Mais elles se sont rendu compte en lisant le texte que les amendements sont des arnaques et que les discriminations demeurent. La leçon n’a pas servi, les machistes et autres islamistes n’ont aucune intention de retirer la tutelle des femmes. La lutte continue. Les islamistes au pouvoir se sont levés comme un seul homme pour dire : il faut un tuteur, il faut la polygamie, il faut...Ils utilisent des arguments à faire dresser les cheveux sur la tête : la polygamie est indispensable parce que les hommes ont de forts appétits sexuels et ont donc besoin de plusieurs femmes. On fait toujours appel à la sharia : on ne peut pas toucher au code de la famille parce qu’il incarne la sharia. Le président a répondu que les amendements étaient conformes à la sharia. Mais qu’est-ce que la sharia ? Où peut-on retrouver ce qu’elle soutient ? Et pourquoi ne l’évoque-t-on que quand on parle de femmes ? On a tué des personnes depuis des décennies (et on continue), on torture, on libéralise sauvagement, dans ces cas-là, la sharia n’existe pas.

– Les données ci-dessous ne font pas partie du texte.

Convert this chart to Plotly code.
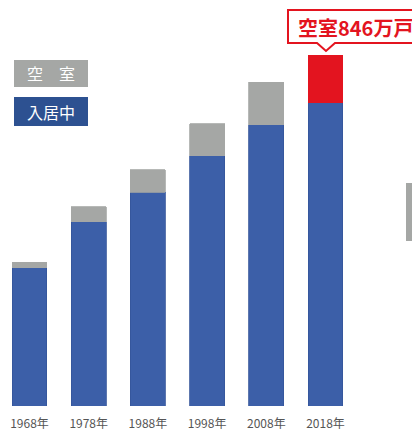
import plotly.graph_objects as go

years = ["1968年", "1978年", "1988年", "1998年", "2008年", "2018年"]
total = [2559, 3545, 4201, 5025, 5759, 6241]       # 万戸
vacant = [103, 268, 394, 576, 757, 846]            # 万戸
occupied = [t - v for t, v in zip(total, vacant)]
callout = "空室846万戸"
legend_labels = ["空　室", "入居中"]

BLUE = "#3c5fa8"
BLUE_DARK = "#2d5191"
GREY = "#a5a7a5"
RED = "#e3141f"

OFF = 8               # page body margin offset
W, H = 420 - OFF, 430 - OFF
PB = 406 - OFF        # pixel y of axis baseline


def px(x):
    return (x - OFF) / W


def py(y):
    return (PB - (y - OFF)) / PB


xs = list(range(len(years)))
vac_colors = [GREY] * (len(years) - 1) + [RED]

fig = go.Figure()
fig.add_trace(go.Bar(x=xs, y=occupied, marker=dict(color=BLUE, line=dict(color="#34559a", width=0.8)),
                     width=0.59, hoverinfo="skip"))
fig.add_trace(go.Bar(x=xs, y=vacant, marker=dict(color=vac_colors, line=dict(color=vac_colors, width=0.8)),
                     width=0.59, hoverinfo="skip"))

shapes = []
annotations = []

# legend boxes
shapes.append(dict(type="rect", xref="paper", yref="paper", x0=px(14), x1=px(88), y0=py(87), y1=py(60),
                   fillcolor=GREY, line=dict(width=0), layer="above"))
shapes.append(dict(type="rect", xref="paper", yref="paper", x0=px(14), x1=px(88), y0=py(126), y1=py(97),
                   fillcolor=BLUE_DARK, line=dict(width=0), layer="above"))
annotations.append(dict(xref="paper", yref="paper", x=px(51), y=py(73.5), text=legend_labels[0], showarrow=False,
                        font=dict(size=16, color="white", family="Noto Sans CJK JP"), xanchor="center", yanchor="middle"))
annotations.append(dict(xref="paper", yref="paper", x=px(51), y=py(111.5), text=legend_labels[1], showarrow=False,
                        font=dict(size=16, color="white", family="Noto Sans CJK JP"), xanchor="center", yanchor="middle"))

# callout box with notch
pts = [(288, 10), (418, 10), (418, 43), (335, 43), (326, 51), (317, 43), (288, 43)]
path = "M " + " L ".join(f"{px(a):.5f},{py(b):.5f}" for a, b in pts) + " Z"
shapes.append(dict(type="path", xref="paper", yref="paper", path=path, fillcolor="white",
                   line=dict(color=RED, width=2), layer="above"))
annotations.append(dict(xref="paper", yref="paper", x=px(355.5), y=py(27), text=f"<b>{callout}</b>", showarrow=False,
                        font=dict(size=20, color=RED, family="Noto Sans CJK JP"), xanchor="center", yanchor="middle"))

# partial elements cropped at right edge
shapes.append(dict(type="rect", xref="paper", yref="paper", x0=px(406), x1=px(425), y0=py(241), y1=py(183),
                   fillcolor=GREY, line=dict(width=0), layer="above"))
annotations.append(dict(xref="paper", yref="paper", x=px(412), y=py(424), text="引", showarrow=False,
                        font=dict(size=12, color="#555555", family="Noto Sans CJK JP"), xanchor="left", yanchor="middle"))

fig.update_layout(
    width=W, height=H,
    margin=dict(l=0, r=0, t=0, b=H - PB),
    barmode="stack",
    showlegend=False,
    plot_bgcolor="white", paper_bgcolor="white",
    shapes=shapes, annotations=annotations,
    xaxis=dict(range=[-(29.5 - OFF) / 59.2, (W - (29.5 - OFF)) / 59.2], tickvals=xs, ticktext=years,
               showgrid=False, zeroline=False, showline=False, ticks="", ticklabelstandoff=9,
               automargin=False,
               tickfont=dict(size=12, color="#555555", family="Noto Sans CJK JP")),
    yaxis=dict(range=[0, PB / 0.0562], visible=False, showgrid=False, zeroline=False, automargin=False),
)

fig.write_html("out.html")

Les syndicats, je risquais de les oublier. Ils n’ont pas le doit d’exister. Le juge a convoqué le représentant des professionnels de la santé pour grève illégale. Leurs revendications sont illégales pour le chef du gouvernement : ils ne peuvent pas demander d’augmentation de salaire, l’Algérie n’a pas d’argent. Le prix du pétrole est monté en flèche jusqu’à 51 dollars mais le gouvernement fait ses comptes sur la base de 19 dollars le baril ; le reste sert à faire des économies. On ne sait jamais, si le prix du baril s’effondrait, le pouvoir pense à notre avenir. Quelle chance ! Seul le syndicat officiel, l’Ugta, est toléré. Il faut frapper tout ce qui bouge. Même les associations sont dans le collimateur, mises devant le dilemme : ou s’apprivoiser ou se camoufler parce qu’elles peuvent être frappées à tout moment par la colère du pouvoir. Qui peut envoyer un inspecteur du travail, un contrôle fiscal, une convocation du tribunal : les juges vous tiennent sous contrôle. En attendant, les fortunes s’accumulent, des châteaux surgissent de terre, les terroristes sont libres : libres et riches. Cela ne trouble pas le juge.
Le 1er novembre est déjà loin, effacé par des pensées qui le corrompent et qui me font dire que cela aurait pu mieux se terminer, qu’un autre monde était possible. Nous pouvons encore le croire...C’est vrai, la foi existe, en Algérie aussi. Ma fille a raison, il ne faut pas voir tout en noir : Assia Djebbar a failli avoir le prix Nobel, Yasmina Khadra écrit des livres fantastiques...Et tant qu’il y a des rebelles, la branche plie mais ne se rompt pas.